Tuesday, October 13, 2009

Be Natural and Use Your Head


Now That I'm officially over the hill, I just can't believe how utterly blind I was as a young man. So many things that were hidden from me when I was younger are clear to me now. It is most powerfully true in my spiritual life. But it is also true for my family life, my professional life and even to my return to magic.
For example, I have owned Jean Hugard’s “Expert Card Technique” for 30 years. It is an essential book to be sure. But perhaps the best part is the last 3% of the book. There are several essays on misdirection, humor, presentation and the like that are gold. When the author speaks of the greats of magic he has these words: “…it is not the tricks they perform that are important, so much as the illusion they create about themselves”.


Hugard goes on to instruct the reader on the proper attitude and discipline required to become a respected and well-loved artist rather than just a guy that does tricks. Gold I tell you! As a young man I entirely ignored this section of the book. “Words”, I thought. “The dusty old fashioned words of a dead guy”. Then I’d continue riffling through the pages. “Tricks” I would have thought, “Must find more tricks”.


Another good example is chapter 2 of “The Dai Vernon Book of Magic”. “USE YOUR HEAD” The Professor instructs. Even when someone sat me down and handed wisdom to me on a crystal plate, I quickly forgot what little I listened to.


Case in point, I knew master magician Jim Cellini for a short time. He had great wisdom and advice for me. Unfortunately his gems and pearls bounced right off my knuckleheaded bean and fell to the floor like rejected pixie dust. One day at my job a young lady I worked with told me she was at a club owned by Cellini. She then told me about a visiting guest of the owner. "He was a funny old man with an accent". She said he was standing up on a chair doing a rope trick. “I was afraid he would fall off the chair” she said. “He was really funny, and the best magician I’ve ever seen”! “Dear God in Heaven” I thought, “Was his name…Slydini”?

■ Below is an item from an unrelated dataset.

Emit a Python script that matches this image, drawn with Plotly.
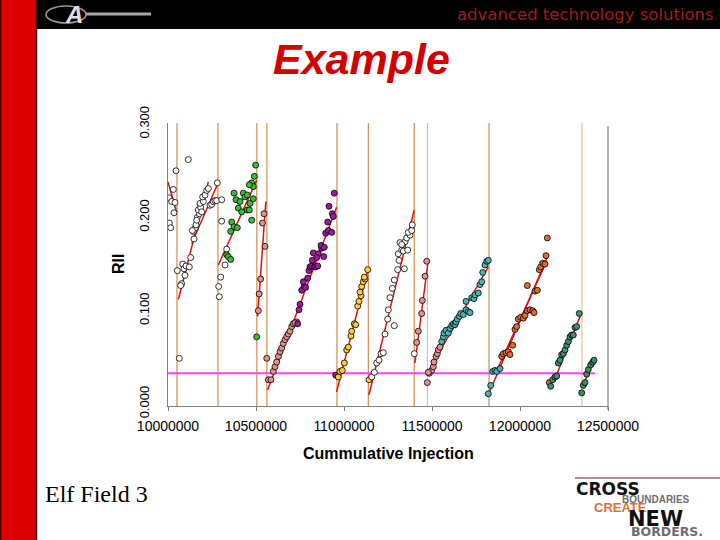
import plotly.graph_objects as go

# ---------------- data ----------------
x_ticks = [10000000, 10500000, 11000000, 11500000, 12000000, 12500000]
x_tick_labels = ["10000000", "10500000", "11000000", "11500000", "12000000", "12500000"]
y_ticks = [0.0, 0.1, 0.2, 0.3]
y_tick_labels = ["0.000", "0.100", "0.200", "0.300"]

vline_x = [10051000, 10284000, 10505000, 10562000, 10960000, 11138000, 11399000, 11474000, 11824000, 12352000]
vline_light = [False, False, False, False, False, False, False, True, False, True]

cutoff_x = [10000000, 12426000]
cutoff_y = [0.033, 0.033]

fit_x0 = [10000000, 10059000, 10135000, 10286000, 10509000, 10566000, 10958000, 11142000, 11403000, 11473000, 11820000, 11868000, 12205000, 12356000]
fit_y0 = [0.238, 0.112, 0.172, 0.149, 0.094, 0.015, 0.013, 0.010, 0.044, 0.033, 0.010, 0.036, 0.030, 0.019]
fit_x1 = [10050000, 10229000, 10280000, 10504000, 10556000, 10958000, 11138000, 11399000, 11476000, 11820000, 12161000, 12152000, 12350000, 12420000]
fit_y1 = [0.205, 0.238, 0.235, 0.240, 0.217, 0.211, 0.145, 0.208, 0.150, 0.147, 0.160, 0.153, 0.098, 0.047]

seg1_white_x = [10030100, 10005700, 10021000, 10039800, 10034100, 10007400, 10015300, 10045500]
seg1_white_y = [0.230, 0.221, 0.217, 0.216, 0.205, 0.194, 0.189, 0.250]

seg2_white_x = [10115500, 10052900, 10083500, 10091000, 10102300, 10121000, 10096600, 10077800, 10072000,
                10129000, 10147700, 10143900, 10155200, 10138100, 10166500, 10177800, 10172200, 10185600,
                10181800, 10200600, 10197000, 10210200, 10219900, 10229000, 10238600, 10248300, 10257400,
                10267000, 10276700, 10280100, 10159100, 10163000, 10191500, 10064300]
seg2_white_y = [0.262, 0.143, 0.150, 0.145, 0.148, 0.147, 0.138, 0.129, 0.127,
                0.157, 0.177, 0.185, 0.189, 0.186, 0.200, 0.204, 0.208, 0.211,
                0.215, 0.217, 0.222, 0.224, 0.229, 0.231, 0.213, 0.214, 0.217,
                0.218, 0.218, 0.237, 0.192, 0.197, 0.206, 0.049]

seg3_white_x = [10305000, 10305000, 10333500, 10323900, 10299400, 10288000, 10291500]
seg3_white_y = [0.219, 0.196, 0.166, 0.149, 0.136, 0.126, 0.115]

seg3_green_x = [10375000, 10427900, 10386400, 10409100, 10437500, 10450600, 10475600, 10498300, 10490400,
                10466000, 10484700, 10399500, 10418800, 10450600, 10462000, 10475600, 10362000, 10375000,
                10393800, 10356300, 10333500, 10342600, 10356300, 10484700, 10462000, 10504000]
seg3_green_y = [0.226, 0.226, 0.219, 0.217, 0.222, 0.224, 0.237, 0.256, 0.244,
                0.215, 0.220, 0.210, 0.206, 0.208, 0.208, 0.197, 0.195, 0.190,
                0.189, 0.185, 0.160, 0.158, 0.155, 0.233, 0.235, 0.072]

seg4_pink_x = [10545500, 10537000, 10551000, 10526700, 10518200, 10513000]
seg4_pink_y = [0.204, 0.194, 0.169, 0.134, 0.118, 0.100]

seg5_pink_x = [10561000, 10570000, 10585000, 10598000, 10608000, 10617600, 10627000, 10636400, 10646000,
               10655000, 10664800, 10674500, 10683500, 10693200, 10703000, 10712000, 10731300, 10721600]
seg5_pink_y = [0.049, 0.026, 0.026, 0.035, 0.040, 0.045, 0.051, 0.056, 0.060,
               0.065, 0.069, 0.072, 0.075, 0.078, 0.083, 0.086, 0.088, 0.087]

seg5_purple_x = [10737000, 10744300, 10750000, 10759700, 10774500, 10782400, 10768800, 10793800, 10801100,
                 10806800, 10816500, 10831300, 10839300, 10850600, 10820000, 10825600, 10854000, 10845000,
                 10873300, 10869300, 10888100, 10884700, 10896000, 10910800, 10930100, 10907400, 10933500,
                 10939200, 10914800, 10944900, 10953000]
seg5_purple_y = [0.086, 0.101, 0.107, 0.122, 0.126, 0.125, 0.131, 0.135, 0.143,
                 0.147, 0.148, 0.147, 0.147, 0.148, 0.154, 0.162, 0.161, 0.157,
                 0.167, 0.170, 0.168, 0.158, 0.183, 0.186, 0.184, 0.195, 0.204,
                 0.201, 0.212, 0.226, 0.031]

seg6_yellow_x = [10967600, 10977000, 10990400, 11001700, 11015400, 11024500, 11039800, 11043800, 11058600,
                 11066500, 11077900, 11085300, 11096700, 11091000, 11100600, 11109700, 11119400, 11115400,
                 11134700, 11142000]
seg6_yellow_y = [0.029, 0.035, 0.036, 0.044, 0.058, 0.061, 0.073, 0.078, 0.086,
                 0.085, 0.105, 0.110, 0.116, 0.120, 0.126, 0.131, 0.134, 0.136,
                 0.144, 0.026]

seg7_white_x = [11157400, 11172200, 11185800, 11198900, 11210300, 11223300, 11233000, 11248300, 11251700,
                11261400, 11274500, 11285800, 11285800, 11305100, 11312500, 11342600, 11308500, 11327900,
                11337000, 11362000, 11318200, 11346600, 11356300, 11375000, 11365400, 11384700, 11388100,
                11327900, 11399500]
seg7_white_y = [0.029, 0.034, 0.044, 0.047, 0.054, 0.055, 0.075, 0.091, 0.101,
                0.114, 0.124, 0.084, 0.133, 0.144, 0.154, 0.145, 0.161, 0.165,
                0.164, 0.165, 0.173, 0.174, 0.178, 0.181, 0.184, 0.186, 0.192,
                0.171, 0.054]

seg8_pink_x = [11413100, 11422200, 11441500, 11445000, 11460300, 11470000]
seg8_pink_y = [0.066, 0.078, 0.097, 0.111, 0.137, 0.153]

seg9_pink_x = [11473300, 11484700, 11498300, 11507400, 11511400, 11522800, 11530200, 11535800, 11545500, 11479000]
seg9_pink_y = [0.023, 0.033, 0.036, 0.040, 0.045, 0.051, 0.054, 0.058, 0.061, 0.034]

seg9_teal_x = [11555200, 11564300, 11568200, 11579600, 11592600, 11602300, 11612000, 11621100, 11630700,
               11636400, 11643800, 11655200, 11663100, 11677900, 11693200, 11706300, 11715900, 11693200,
               11725600, 11738700, 11744400, 11763100, 11772800, 11782500, 11788200, 11801200, 11810900,
               11820000]
seg9_teal_y = [0.067, 0.072, 0.076, 0.079, 0.076, 0.081, 0.084, 0.086, 0.085,
               0.088, 0.091, 0.094, 0.097, 0.096, 0.101, 0.099, 0.098, 0.110,
               0.114, 0.113, 0.117, 0.119, 0.128, 0.131, 0.141, 0.149, 0.153,
               0.154]

seg10_teal_x = [11820000, 11833600, 11845000, 11858000, 11867700, 11886400]
seg10_teal_y = [0.011, 0.020, 0.035, 0.036, 0.035, 0.038]

seg10_orange_x = [11896000, 11905100, 11920500, 11933500, 11943200, 11958500, 11971600, 11981300, 11990300,
                  12004000, 12018700, 12028500, 12041500, 12056900, 12072300, 12079700, 12041500, 12085300,
                  12098400, 12109700, 12117700, 12129000, 12142100, 12147800, 12155100, 12166500]
seg10_orange_y = [0.051, 0.054, 0.055, 0.056, 0.053, 0.063, 0.080, 0.083, 0.091,
                  0.093, 0.092, 0.095, 0.100, 0.101, 0.100, 0.098, 0.127, 0.121,
                  0.122, 0.144, 0.147, 0.151, 0.150, 0.159, 0.178, 0.023]

seg11_dkteal_x = [12174400, 12185800, 12198900, 12208500, 12217700, 12227300, 12237000, 12246000, 12255800,
                  12265400, 12274500, 12284200, 12293800, 12302900, 12312600, 12322300, 12337000]
seg11_dkteal_y = [0.019, 0.026, 0.029, 0.030, 0.044, 0.047, 0.053, 0.054, 0.058,
                  0.063, 0.067, 0.072, 0.074, 0.074, 0.082, 0.083, 0.097]

seg12_green_x = [12350600, 12359700, 12369400, 12379000, 12388100, 12401800, 12413200, 12420500]
seg12_green_y = [0.012, 0.020, 0.023, 0.032, 0.037, 0.042, 0.045, 0.047]

point_groups = [
    (seg1_white_x, seg1_white_y, "#ffffff"),
    (seg2_white_x, seg2_white_y, "#ffffff"),
    (seg3_white_x, seg3_white_y, "#ffffff"),
    (seg3_green_x, seg3_green_y, "#36bf36"),
    (seg4_pink_x, seg4_pink_y, "#e49090"),
    (seg5_pink_x, seg5_pink_y, "#e49090"),
    (seg5_purple_x, seg5_purple_y, "#a0189f"),
    (seg6_yellow_x, seg6_yellow_y, "#ffcc33"),
    (seg7_white_x, seg7_white_y, "#ffffff"),
    (seg8_pink_x, seg8_pink_y, "#e49090"),
    (seg9_pink_x, seg9_pink_y, "#e49090"),
    (seg9_teal_x, seg9_teal_y, "#48b4b4"),
    (seg10_teal_x, seg10_teal_y, "#48b4b4"),
    (seg10_orange_x, seg10_orange_y, "#e06a36"),
    (seg11_dkteal_x, seg11_dkteal_y, "#3f8f7a"),
    (seg12_green_x, seg12_green_y, "#3d8a64"),
]

# ---------------- layout helpers (pixel -> paper) ----------------
L, R, T, B = 168, 608, 123, 406
W, H = 720, 540


def PX(px):
    return (px - L) / (R - L)


def PY(py):
    return (B - py) / (B - T)


fig = go.Figure()

# magenta cutoff line
fig.add_trace(go.Scatter(x=cutoff_x, y=cutoff_y, mode="lines",
                         line=dict(color="#ff40ff", width=2), hoverinfo="skip"))

# red fits
for i in range(len(fit_x0)):
    fig.add_trace(go.Scatter(x=[fit_x0[i], fit_x1[i]], y=[fit_y0[i], fit_y1[i]], mode="lines",
                             line=dict(color="#e01010", width=1.5), hoverinfo="skip"))

# points
for gx, gy, col in point_groups:
    fig.add_trace(go.Scatter(x=gx, y=gy, mode="markers",
                             marker=dict(size=6, color=col, line=dict(color="black", width=0.8))))

shapes = []
for vx, light in zip(vline_x, vline_light):
    shapes.append(dict(type="line", xref="x", yref="paper", x0=vx, x1=vx, y0=0, y1=1,
                       line=dict(color="#dfb48a" if light else "#c8762e", width=1), layer="below"))

# right border line of chart
shapes.append(dict(type="line", xref="paper", yref="paper", x0=1, x1=1, y0=PY(410), y1=PY(126),
                   line=dict(color="#808080", width=1.2)))

# slide decoration
shapes += [
    dict(type="rect", xref="paper", yref="paper", x0=PX(36), x1=PX(721), y0=PY(29), y1=PY(-1),
         fillcolor="black", line=dict(width=0), layer="above"),
    dict(type="rect", xref="paper", yref="paper", x0=PX(-1), x1=PX(36), y0=PY(541), y1=PY(-1),
         fillcolor="#dd0000", line=dict(width=0), layer="above"),
    dict(type="line", xref="paper", yref="paper", x0=PX(36.5), x1=PX(36.5), y0=PY(541), y1=PY(-1),
         line=dict(color="#300000", width=1.5)),
    dict(type="line", xref="paper", yref="paper", x0=PX(0.5), x1=PX(0.5), y0=PY(541), y1=PY(-1),
         line=dict(color="#500000", width=1.5)),
    # logo swoosh
    dict(type="line", xref="paper", yref="paper", x0=PX(86), x1=PX(151), y0=PY(14), y1=PY(14),
         line=dict(color="#a8a8a8", width=3)),
    dict(type="circle", xref="paper", yref="paper", x0=PX(46), x1=PX(86), y0=PY(23), y1=PY(6),
         line=dict(color="#9a9a9a", width=1.5)),
    # bottom-right logo rule
    dict(type="line", xref="paper", yref="paper", x0=PX(575), x1=PX(720), y0=PY(478), y1=PY(478),
         line=dict(color="#7a2020", width=1)),
]

annotations = []


def ann(text, px, py, size, color, xanchor="center", family="Liberation Sans", angle=0):
    annotations.append(dict(text=text, xref="paper", yref="paper", x=PX(px), y=PY(py),
                            xanchor=xanchor, yanchor="middle", showarrow=False, textangle=angle,
                            borderpad=0,
                            font=dict(size=size, color=color, family=family)))


ann("<b><i>Example</i></b>", 361, 59, 43, "#d40000")
ann("Elf Field 3", 44, 494, 24, "black", xanchor="left", family="Liberation Serif")
ann("advanced technology solutions", 715, 15, 16.5, "#a01c1c", xanchor="right", family="DejaVu Sans")
ann("<b><i>A</i></b>", 74, 15, 24, "#e6dede", family="Liberation Sans")
ann("<b>RII</b>", 118, 264, 16, "black", angle=-90)
ann("<b>Cummulative Injection</b>", 388, 453, 16, "black")
# bottom-right logo
ann("<b>CROSS</b>", 575, 489, 17, "#111111", xanchor="left", family="DejaVu Sans")
ann("<b>BOUNDARIES</b>", 621, 499, 10, "#6e6e6e", xanchor="left")
ann("<b>CREATE</b>", 593, 508, 13, "#e07030", xanchor="left")
ann("<b>NEW</b>", 627, 519, 21, "#111111", xanchor="left", family="DejaVu Sans")
ann("<b>BORDERS.</b>", 630, 531, 12.5, "#6e6e6e", xanchor="left", family="DejaVu Sans")

x_range = [10000000, 12500000]
y_range = [-0.0021, 0.3012]

fig.update_layout(
    width=W, height=H,
    margin=dict(l=L, r=W - R, t=T, b=H - B, pad=0),
    paper_bgcolor="white", plot_bgcolor="white",
    showlegend=False,
    shapes=shapes, annotations=annotations,
    xaxis=dict(range=x_range, tickvals=x_ticks, ticktext=x_tick_labels,
               showgrid=False, zeroline=False, showline=True, linecolor="#808080", linewidth=1.2,
               ticks="outside", ticklen=4, tickcolor="#808080", ticklabelstandoff=3,
               tickfont=dict(family="Liberation Sans", size=14, color="black")),
    yaxis=dict(range=y_range, tickvals=y_ticks, ticktext=y_tick_labels, tickangle=-90,
               showgrid=False, zeroline=False, showline=True, linecolor="#808080", linewidth=1.2,
               ticks="", ticklabelstandoff=13,
               tickfont=dict(family="Liberation Sans", size=13, color="black")),
)

fig.write_html("out.html", config={"displayModeBar": False},
               post_script="document.body.style.margin='0';document.body.style.overflow='hidden';")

“Yes” she said, “That’s it”. (Insert foul expletive here). If I had been paying attention to my life I could have spent the night sitting across the table and learning from TONY SLYDINI! One on one with the Grand Master of close up magic! And where was I instead? I was out with my drinking buddies. No doubt dropping tequila shots, releasing many yahoos and chasing women. A waste of time, money and energy on pointless revelry and foolishness. Say the words with me now... “Owha…Tafool…Iyam”…I have a permanent divot in my left buttock from 20 years of kicking myself in the ass!

I’m just grateful that today I have a little more sense. Because of my attention to the “dusty old words of dead (and living) magicians” My present (third) incarnation as a magician has so far been successful. Last week’s presentation of the Page/Cellini color changing handkerchief routine exemplifies my point. I heartily took the advice of Cellini, Hugard, Tarbell, LePaul and countless others including my newest hero Patrick Page. Mr. Page says…”Magic should be a performance. Otherwise it’s just a dry technical demonstration. So learn six tricks, practice them well and go out there and perform them!” I love this guy! So I followed the advice of the masters. My practice and confidence were such that I was able to focus on the audience and my by play with them instead of “pulling off a sleight”. I learned this from “The Importance of the Inconsequential” Hugard (Page 444), and From Dai Vernon, whose battle cry is..."Be Natural".
This is new and exciting to me. Instead of watching my hands and worring, I was watching the smiles of the audience. There was joy in what I was doing because I was free perform the routine as though it was really magic. I could focus on my presentation persona like never before. And now that I can see it, I can develop it. The handkerchief routine could stand a bit of polish and refinement, but was very successful. But the bonus is even better. That is, I am now beginning to understand what Jim Cellini was trying to tell me long ago. I now understand how to move beyond the level of one who indulges in hoodwinkeries to the level of “artist”. This is my goal. It’s a lot more work. But the payoff is priceless. Will I ever get to that level? If I don’t, it won’t be for lack of trying.




The Passages on the mystique of magic from Hugard, Tarbell, Vernon or any other quality book on magic are often just as valuable as any of the effects therein. Such essays teach how to turn an ordinary trick into a miracle. They also show ways to influence how an audience responds to and remembers the magician long after the tricks are forgotten. I am taking the time and relishing the words of the Masters. I am learning now what I was not ready to learn as a young man. Be natural and use your head. Great advice for anything worth doing. The masters speak their wisdom. I will continue to listen with enthusiasm.

As with so many aspects of my life, I was blind, and now I see.